• _SET TASK_
Print only the lines from the top of the data through the line with "names else HEAD)", both included, skipping every picture.

• _COLLECTED MATERIAL_
------------------------------------------------------------

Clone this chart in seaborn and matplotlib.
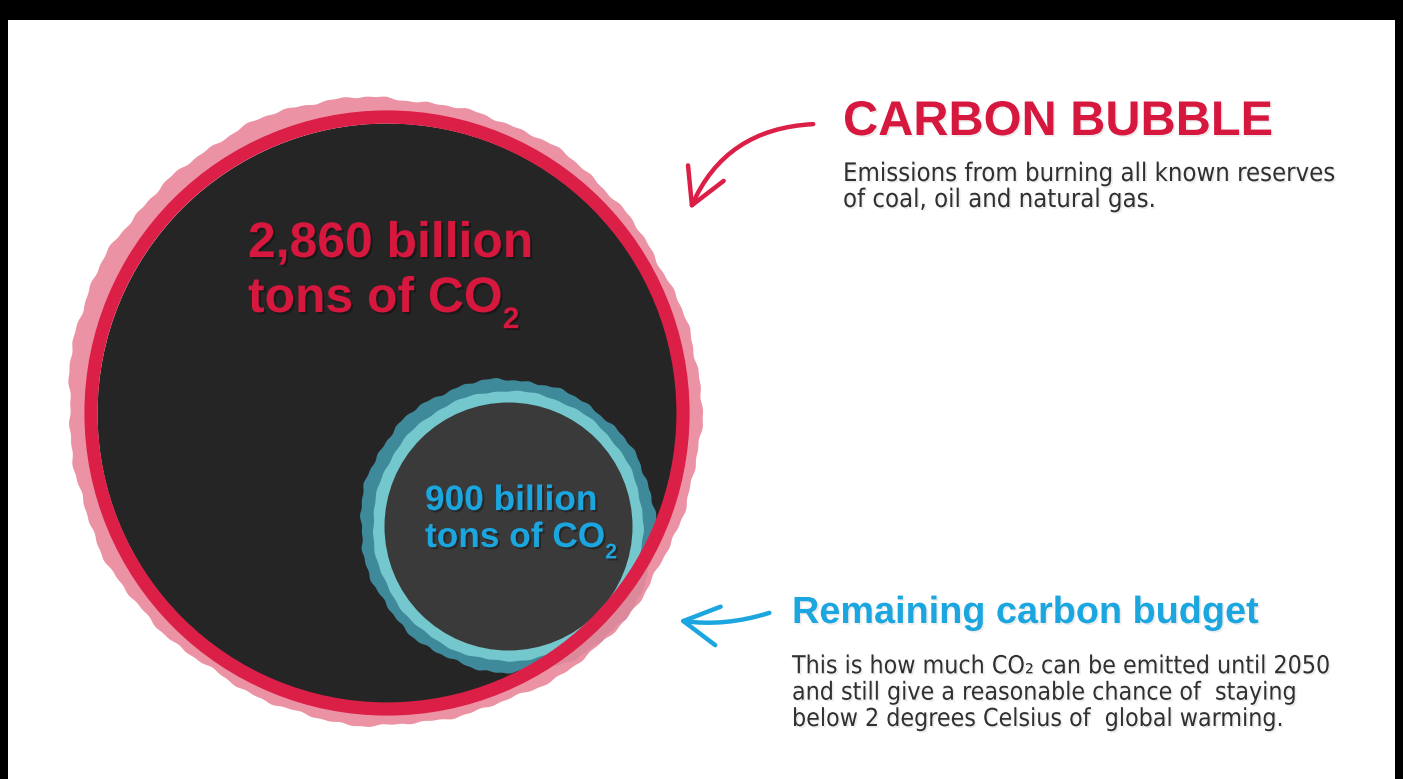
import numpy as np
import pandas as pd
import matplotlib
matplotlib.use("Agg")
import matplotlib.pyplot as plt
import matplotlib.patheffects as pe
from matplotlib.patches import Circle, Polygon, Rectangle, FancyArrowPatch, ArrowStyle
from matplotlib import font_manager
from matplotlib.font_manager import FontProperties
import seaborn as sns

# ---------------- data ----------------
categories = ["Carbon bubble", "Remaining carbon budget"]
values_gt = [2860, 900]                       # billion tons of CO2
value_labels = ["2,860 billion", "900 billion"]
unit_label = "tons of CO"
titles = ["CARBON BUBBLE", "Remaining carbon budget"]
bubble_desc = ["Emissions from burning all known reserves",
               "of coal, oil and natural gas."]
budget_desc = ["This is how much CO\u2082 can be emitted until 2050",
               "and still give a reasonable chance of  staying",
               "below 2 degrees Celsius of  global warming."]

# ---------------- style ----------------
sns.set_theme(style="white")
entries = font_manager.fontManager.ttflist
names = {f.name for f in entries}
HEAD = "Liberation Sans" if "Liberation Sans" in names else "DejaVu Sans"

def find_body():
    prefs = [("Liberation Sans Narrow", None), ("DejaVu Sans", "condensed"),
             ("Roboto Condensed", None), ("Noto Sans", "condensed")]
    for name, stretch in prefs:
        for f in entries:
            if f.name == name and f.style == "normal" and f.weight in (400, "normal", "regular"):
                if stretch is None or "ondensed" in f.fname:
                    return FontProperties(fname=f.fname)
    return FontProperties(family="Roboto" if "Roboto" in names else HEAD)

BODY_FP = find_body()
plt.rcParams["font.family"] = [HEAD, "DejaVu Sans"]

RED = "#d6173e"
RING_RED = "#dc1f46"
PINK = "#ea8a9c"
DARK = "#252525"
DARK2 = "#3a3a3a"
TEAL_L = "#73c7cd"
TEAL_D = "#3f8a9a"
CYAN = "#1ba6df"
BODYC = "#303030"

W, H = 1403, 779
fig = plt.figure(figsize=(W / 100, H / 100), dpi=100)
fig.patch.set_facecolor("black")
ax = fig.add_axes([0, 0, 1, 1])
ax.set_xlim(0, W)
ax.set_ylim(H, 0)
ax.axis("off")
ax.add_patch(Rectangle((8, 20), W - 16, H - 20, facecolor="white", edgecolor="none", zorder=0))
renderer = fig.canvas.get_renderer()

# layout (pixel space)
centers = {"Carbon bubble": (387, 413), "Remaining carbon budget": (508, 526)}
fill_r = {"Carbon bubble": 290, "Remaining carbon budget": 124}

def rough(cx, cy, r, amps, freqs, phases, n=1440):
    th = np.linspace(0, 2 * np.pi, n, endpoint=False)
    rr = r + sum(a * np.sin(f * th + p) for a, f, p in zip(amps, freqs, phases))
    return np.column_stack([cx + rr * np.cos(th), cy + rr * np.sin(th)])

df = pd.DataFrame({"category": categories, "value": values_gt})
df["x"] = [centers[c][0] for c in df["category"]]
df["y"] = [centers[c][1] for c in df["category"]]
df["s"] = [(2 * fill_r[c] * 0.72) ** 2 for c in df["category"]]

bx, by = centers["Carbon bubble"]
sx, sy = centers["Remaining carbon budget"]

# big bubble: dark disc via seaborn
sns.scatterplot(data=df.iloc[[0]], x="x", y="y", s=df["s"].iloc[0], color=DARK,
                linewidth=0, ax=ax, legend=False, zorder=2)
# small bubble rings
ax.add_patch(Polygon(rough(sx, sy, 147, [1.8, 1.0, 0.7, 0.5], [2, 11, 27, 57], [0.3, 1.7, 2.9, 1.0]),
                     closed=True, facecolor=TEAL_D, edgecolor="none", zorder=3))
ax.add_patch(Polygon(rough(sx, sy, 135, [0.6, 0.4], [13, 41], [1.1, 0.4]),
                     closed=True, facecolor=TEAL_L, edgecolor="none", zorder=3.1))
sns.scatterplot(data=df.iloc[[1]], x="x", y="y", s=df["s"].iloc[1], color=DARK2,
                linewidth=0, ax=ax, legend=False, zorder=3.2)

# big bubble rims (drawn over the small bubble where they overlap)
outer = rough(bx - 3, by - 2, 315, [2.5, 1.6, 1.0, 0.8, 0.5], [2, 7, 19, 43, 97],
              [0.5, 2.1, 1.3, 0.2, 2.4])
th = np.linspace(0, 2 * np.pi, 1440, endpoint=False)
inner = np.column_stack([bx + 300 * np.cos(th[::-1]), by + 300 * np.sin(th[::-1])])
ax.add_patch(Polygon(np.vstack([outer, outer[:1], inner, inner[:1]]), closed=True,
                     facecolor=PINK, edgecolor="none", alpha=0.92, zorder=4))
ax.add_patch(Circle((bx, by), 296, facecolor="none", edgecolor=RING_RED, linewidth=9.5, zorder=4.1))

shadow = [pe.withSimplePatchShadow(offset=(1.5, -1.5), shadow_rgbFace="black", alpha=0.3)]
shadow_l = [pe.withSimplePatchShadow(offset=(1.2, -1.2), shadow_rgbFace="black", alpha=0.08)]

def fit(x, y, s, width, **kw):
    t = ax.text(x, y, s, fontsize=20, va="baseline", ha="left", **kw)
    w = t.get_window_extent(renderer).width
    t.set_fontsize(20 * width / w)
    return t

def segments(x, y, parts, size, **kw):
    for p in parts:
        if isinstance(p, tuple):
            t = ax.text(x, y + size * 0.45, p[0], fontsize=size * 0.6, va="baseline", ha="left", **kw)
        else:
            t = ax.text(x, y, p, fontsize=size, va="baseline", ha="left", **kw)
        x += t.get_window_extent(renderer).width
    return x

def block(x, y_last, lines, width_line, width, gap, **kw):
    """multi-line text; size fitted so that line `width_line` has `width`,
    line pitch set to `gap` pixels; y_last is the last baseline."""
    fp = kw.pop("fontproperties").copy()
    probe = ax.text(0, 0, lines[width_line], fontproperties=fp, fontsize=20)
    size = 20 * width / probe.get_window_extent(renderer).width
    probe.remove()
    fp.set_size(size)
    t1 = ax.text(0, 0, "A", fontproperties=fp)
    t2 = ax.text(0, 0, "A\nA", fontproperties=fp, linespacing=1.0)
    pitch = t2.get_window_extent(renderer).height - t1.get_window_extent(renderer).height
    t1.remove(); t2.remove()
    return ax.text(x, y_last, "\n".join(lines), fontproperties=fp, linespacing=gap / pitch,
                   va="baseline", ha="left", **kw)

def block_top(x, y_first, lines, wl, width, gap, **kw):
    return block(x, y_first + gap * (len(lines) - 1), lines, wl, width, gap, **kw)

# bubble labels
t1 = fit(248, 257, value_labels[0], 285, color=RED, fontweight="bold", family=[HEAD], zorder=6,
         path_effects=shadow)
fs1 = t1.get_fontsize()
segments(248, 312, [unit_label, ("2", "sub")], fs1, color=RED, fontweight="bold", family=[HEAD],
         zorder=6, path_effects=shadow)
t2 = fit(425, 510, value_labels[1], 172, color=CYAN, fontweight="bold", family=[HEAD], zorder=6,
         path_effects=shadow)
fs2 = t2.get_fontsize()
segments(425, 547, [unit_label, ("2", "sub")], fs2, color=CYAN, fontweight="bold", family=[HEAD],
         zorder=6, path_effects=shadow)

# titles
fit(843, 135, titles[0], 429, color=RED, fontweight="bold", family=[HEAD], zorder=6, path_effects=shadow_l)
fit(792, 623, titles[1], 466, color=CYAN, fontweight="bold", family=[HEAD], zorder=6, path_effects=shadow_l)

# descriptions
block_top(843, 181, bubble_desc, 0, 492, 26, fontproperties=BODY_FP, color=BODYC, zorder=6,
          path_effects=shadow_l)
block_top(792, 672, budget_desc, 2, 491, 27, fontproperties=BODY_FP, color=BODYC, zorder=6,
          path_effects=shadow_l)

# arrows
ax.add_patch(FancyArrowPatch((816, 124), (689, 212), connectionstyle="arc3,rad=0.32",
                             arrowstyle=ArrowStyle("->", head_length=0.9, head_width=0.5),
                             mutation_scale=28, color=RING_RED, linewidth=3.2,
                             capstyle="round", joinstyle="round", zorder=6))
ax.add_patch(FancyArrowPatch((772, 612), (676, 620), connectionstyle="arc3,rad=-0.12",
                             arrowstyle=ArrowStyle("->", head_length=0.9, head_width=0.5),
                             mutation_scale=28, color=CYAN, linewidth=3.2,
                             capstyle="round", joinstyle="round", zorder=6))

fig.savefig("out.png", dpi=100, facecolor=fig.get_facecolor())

------------------------------------------------------------

• _EXERCISE ANSWER_
Clone this chart in seaborn and matplotlib.
import numpy as np
import pandas as pd
import matplotlib
matplotlib.use("Agg")
import matplotlib.pyplot as plt
import matplotlib.patheffects as pe
from matplotlib.patches import Circle, Polygon, Rectangle, FancyArrowPatch, ArrowStyle
from matplotlib import font_manager
from matplotlib.font_manager import FontProperties
import seaborn as sns

# ---------------- data ----------------
categories = ["Carbon bubble", "Remaining carbon budget"]
values_gt = [2860, 900]                       # billion tons of CO2
value_labels = ["2,860 billion", "900 billion"]
unit_label = "tons of CO"
titles = ["CARBON BUBBLE", "Remaining carbon budget"]
bubble_desc = ["Emissions from burning all known reserves",
               "of coal, oil and natural gas."]
budget_desc = ["This is how much CO\u2082 can be emitted until 2050",
               "and still give a reasonable chance of  staying",
               "below 2 degrees Celsius of  global warming."]

# ---------------- style ----------------
sns.set_theme(style="white")
entries = font_manager.fontManager.ttflist
names = {f.name for f in entries}
HEAD = "Liberation Sans" if "Liberation Sans" in names else "DejaVu Sans"

def find_body():
    prefs = [("Liberation Sans Narrow", None), ("DejaVu Sans", "condensed"),
             ("Roboto Condensed", None), ("Noto Sans", "condensed")]
    for name, stretch in prefs:
        for f in entries:
            if f.name == name and f.style == "normal" and f.weight in (400, "normal", "regular"):
                if stretch is None or "ondensed" in f.fname:
                    return FontProperties(fname=f.fname)
    return FontProperties(family="Roboto" if "Roboto" in names else HEAD)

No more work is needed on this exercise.